Naar aanleiding van de concerten met Japanse fluitmuziek, die Japan Fans Utrecht organiseerde op o.a. CAMERA JAPAN festival en de ‘Manga en Japanse Cultuur Week‘, werd oprichtster Martine geïnterviewd door Simone Langejan. Zo kwamen de Japan Fans in het Algemeen Dagblad.
Bijna iedereen heeft wel een hobby. En altijd met een verhaal. Martine Mussies, onderzoeker aan de Universiteit uit Utrecht, heeft ruim veertig verschillende fluiten waarop ze Japanse muziek speelt. ,,Iedere fluit heeft zijn eigen verhaal, alsof het allemaal vrienden van mij zijn.’’
Hoe ben je in aanraking gekomen met Japanse fluitmuziek?
Martine: ,,Ik heb een fascinatie voor Japan: de kunst, cultuur, kalligrafie, muziek en veel meer. Tijdens corona ben ik de “Japan Fans” gestart (www.japanfans.nl). Ik was toen zelf al bezig met budo (Japanse vechtsporten zoals karate, red.), en iemand had een filmpje in de groep gepost van een zwaard-vorm met muziek eronder. Dat is opmerkelijk, want meestal is vechtsport in Japan in stilte. Die klanken raakten me enorm en ik wilde er direct alles van weten. Het bleek Japanse “shakuhachi” fluitmuziek te zijn. Ik speelde al fluit en ben toen aan de slag gegaan om deze muziek te leren.”
Wat vind je er mooi aan?
,,Wat opvalt aan Japanse muziek zijn de verstilling, de effecten en klanken. De muziek speelt met het idee van imperfectie, die maken ieder stuk anders. In enkele moderne Japanse stukken die ik speel moet ik bijvoorbeeld extra aanzetten bij een hoge toon, zodat deze overslaat, “piept”, wat in klassieke muziek een “fout” is. Voor ieder stuk muziek heb ik weer een andere fluit die gebruikt kan worden. Ik heb er ruim veertig en kan ze allemaal bespelen.”
Is het niet lastig kiezen uit veertig fluiten?
,,Ieder blaasinstrument is uniek, met een bepaalde klank die past bij een bepaalde sfeer. Zo heb ik een paar kleine fluitjes, maar ook een basblokfluit van een meter lang. En een elektrische fluit die ik combineer met elektronische geluiden uit Japanse computerspellen. Die afwisseling maakt het leuk. Iedere fluit heeft zijn eigen verhaal, alsof het allemaal vrienden van mij zijn. Ik experimenteer graag bij elk muziekstuk met verschillende fluiten. Vervolgens schrijf ik op hoe ze klinken. En dan kies ik er eentje uit, passend bij een sfeer en nummer. Enkele van de componisten die muziek voor mij geschreven hebben hebben een duidelijke voorkeur, maar meestal mag ik het bepalen.”
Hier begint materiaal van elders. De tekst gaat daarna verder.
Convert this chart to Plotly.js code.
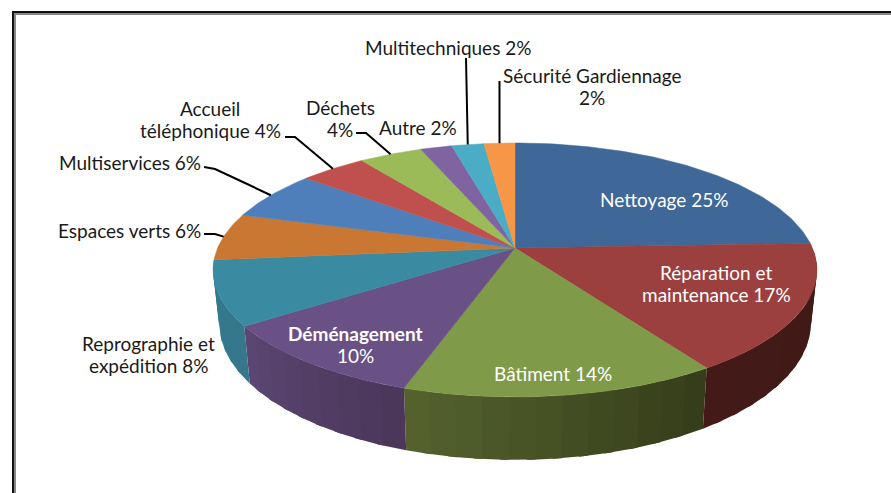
<!DOCTYPE html>
<html><head><meta charset="utf-8">
<script src="https://cdn.plot.ly/plotly-3.0.1.min.js"></script>
<style>html,body{margin:0;padding:0;background:#fff}#c{width:891px;height:493px}</style>
</head><body><div id="c"></div>
<script>
// Slice shares, clockwise from 12 o'clock
const categories = ["Nettoyage","Réparation et maintenance","Bâtiment","Déménagement","Reprographie et expédition","Espaces verts","Multiservices","Accueil téléphonique","Déchets","Autre","Multitechniques","Sécurité Gardiennage"];
const shares = [24.4,16.3,14.35,10.25,8.2,6,6.3,4.2,4,2,2.05,1.95];
const topColors = ["#3f6797","#9b403e","#7f9a48","#695185","#3a8aa2","#c97733","#4f7fbb","#c0504d","#9bbb59","#8064a2","#4bacc6","#f79646"];
const sideStart = ["#3f6797","#3f1a18","#343b19","#4a3659","#35788c","#a8642b","#4f7fbb","#c0504d","#9bbb59","#8064a2","#4bacc6","#f79646"];
const sideEnd   = ["#3f6797","#431a18","#55632e","#5c4673","#35788c","#a8642b","#4f7fbb","#c0504d","#9bbb59","#8064a2","#4bacc6","#f79646"];
const labels = [
 {t:"Multitechniques 2%",x:448,y:47,c:"#1a1a1a"},
 {t:"Sécurité Gardiennage|2%",x:592,y:86,c:"#1a1a1a"},
 {t:"Autre 2%",x:418,y:127,c:"#1a1a1a"},
 {t:"Déchets|4%",x:340,y:118,c:"#1a1a1a"},
 {t:"Accueil|téléphonique 4%",x:210,y:119,c:"#1a1a1a"},
 {t:"Multiservices 6%",x:130,y:162,c:"#1a1a1a"},
 {t:"Espaces verts 6%",x:129,y:230,c:"#1a1a1a"},
 {t:"Reprographie et|expédition 8%",x:148,y:354,c:"#1a1a1a"},
 {t:"Nettoyage 25%",x:664,y:199,c:"#fff"},
 {t:"Réparation et|maintenance 17%",x:716,y:283,c:"#fff"},
 {t:"Bâtiment 14%",x:553,y:373,c:"#fff"},
 {t:"Déménagement|10%",x:355,y:344,c:"#fff",bold:true}
];
// leader lines: slice index, then the pixel anchors near the label
const leaderSlices = [5,6,7,8,10,11];
const leaderX = [[204,215],[204,215,245],[285,295],[356,366],[466],[499.5]];
const leaderY = [[234,234],[167,169,183],[137,137],[133,133],[58],[81]];

// projection of the pie
const CX=515, CY=248, A=297.4, B=123.2, K=0.173, BOT_X=0.98, BOT_Y=1.08, BOT_C=299;
function topPt(p){const t=p/100*2*Math.PI,u=Math.sin(t),v=Math.cos(t),d=1+K*v;return [CX+A*u/d,CY-B*v/d];}
function botPt(p){const q=topPt(p);return [CX+BOT_X*(q[0]-CX),BOT_C+BOT_Y*(q[1]-CY)];}
function hex(c){return [1,3,5].map(i=>parseInt(c.substr(i,2),16));}
function mix(a,b,f){const x=hex(a),y=hex(b);return "rgb("+x.map((n,i)=>Math.round(n+(y[i]-n)*f)).join(",")+")";}

const traces=[];
const base={type:"scatter",mode:"lines",fill:"toself",hoverinfo:"skip",showlegend:false};
let cum=0;const starts=shares.map(s=>{const c=cum;cum+=s;return c;});
// sides (front-facing part)
const SIDE_MIN=24.41, SIDE_MAX=73.49;
shares.forEach((s,i)=>{
  const a=Math.max(starts[i],SIDE_MIN), b=Math.min(starts[i]+s,SIDE_MAX);
  if(b<=a) return;
  const n=Math.max(1,Math.ceil((b-a)/1.2));
  for(let j=0;j<n;j++){
    // each strip runs under the next one, so no seam shows between them
    const p0=a+(b-a)*j/n,p1=Math.min(b,a+(b-a)*(j+1)/n+0.4),xs=[],ys=[];
    for(let q=0;q<=6;q++){const r=topPt(p0+(p1-p0)*q/6);xs.push(r[0]);ys.push(r[1]);}
    for(let q=6;q>=0;q--){const r=botPt(p0+(p1-p0)*q/6);xs.push(r[0]);ys.push(r[1]);}
    const col=mix(sideStart[i],sideEnd[i],(j+.5)/n);
    traces.push(Object.assign({},base,{x:xs,y:ys,fillcolor:col,line:{width:0}}));
  }
});
// top face
shares.forEach((s,i)=>{
  const xs=[CX],ys=[CY],n=Math.ceil(s*4);
  for(let q=0;q<=n;q++){const r=topPt(starts[i]+s*q/n);xs.push(r[0]);ys.push(r[1]);}
  xs.push(CX);ys.push(CY);
  traces.push(Object.assign({},base,{name:categories[i],x:xs,y:ys,fillcolor:topColors[i],line:{color:topColors[i],width:.5}}));
});
// leaders
leaderSlices.forEach((si,i)=>{
  const e=topPt(starts[si]+shares[si]/2);
  traces.push({type:"scatter",mode:"lines",hoverinfo:"skip",showlegend:false,
    x:leaderX[i].concat([e[0]]),y:leaderY[i].concat([e[1]]),line:{color:"#000",width:2}});
});
const LINE_GAP=22;
const annotations=[];
labels.forEach(l=>{
  const parts=l.t.split("|");
  parts.forEach((txt,k)=>annotations.push({text:l.bold&&k==0?"<b>"+txt+"</b>":txt,x:l.x,y:l.y+(k-(parts.length-1)/2)*LINE_GAP,
    xref:"x",yref:"y",showarrow:false,xanchor:"center",yanchor:"middle",
    font:{family:"Lato, Carlito, sans-serif",size:19,color:l.c}}));
});
const layout={
  width:891,height:493,margin:{l:0,r:0,t:0,b:0},paper_bgcolor:"#fff",plot_bgcolor:"#fff",showlegend:false,
  xaxis:{range:[0,891],visible:false,fixedrange:true},
  yaxis:{range:[493,0],visible:false,fixedrange:true},
  annotations:annotations,
  shapes:[
   {type:"line",xref:"x",yref:"y",x0:12,x1:891,y0:12,y1:12,line:{color:"#111",width:2}},
   {type:"line",xref:"x",yref:"y",x0:14,x1:891,y0:14,y1:14,line:{color:"#888",width:2}},
   {type:"line",xref:"x",yref:"y",x0:13,x1:13,y0:11,y1:493,line:{color:"#111",width:2}},
   {type:"line",xref:"x",yref:"y",x0:15,x1:15,y0:13,y1:493,line:{color:"#888",width:2}}
  ]
};
Plotly.newPlot("c",traces,layout,{displayModeBar:false,staticPlot:true});
</script></body></html>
Kan jij ook Japanse bladmuziek lezen?
,,Ik kan sommige vormen van Japanse notatie lezen, maar dat gaat nog heel langzaam! Vaak schrijf ik manuscripten of opnames eerst uit in Westerse annotatie, daar oefen ik dan mee. Door filmpjes van het internet af te halen of een plaat te kopen, leer ik ook veel. Die muziek speel ik dan na. Uiteindelijk hoop ik een album te maken en te kunnen delen met andere liefhebbers. Maar tot het moment daar is, oefen ik nog hard verder.”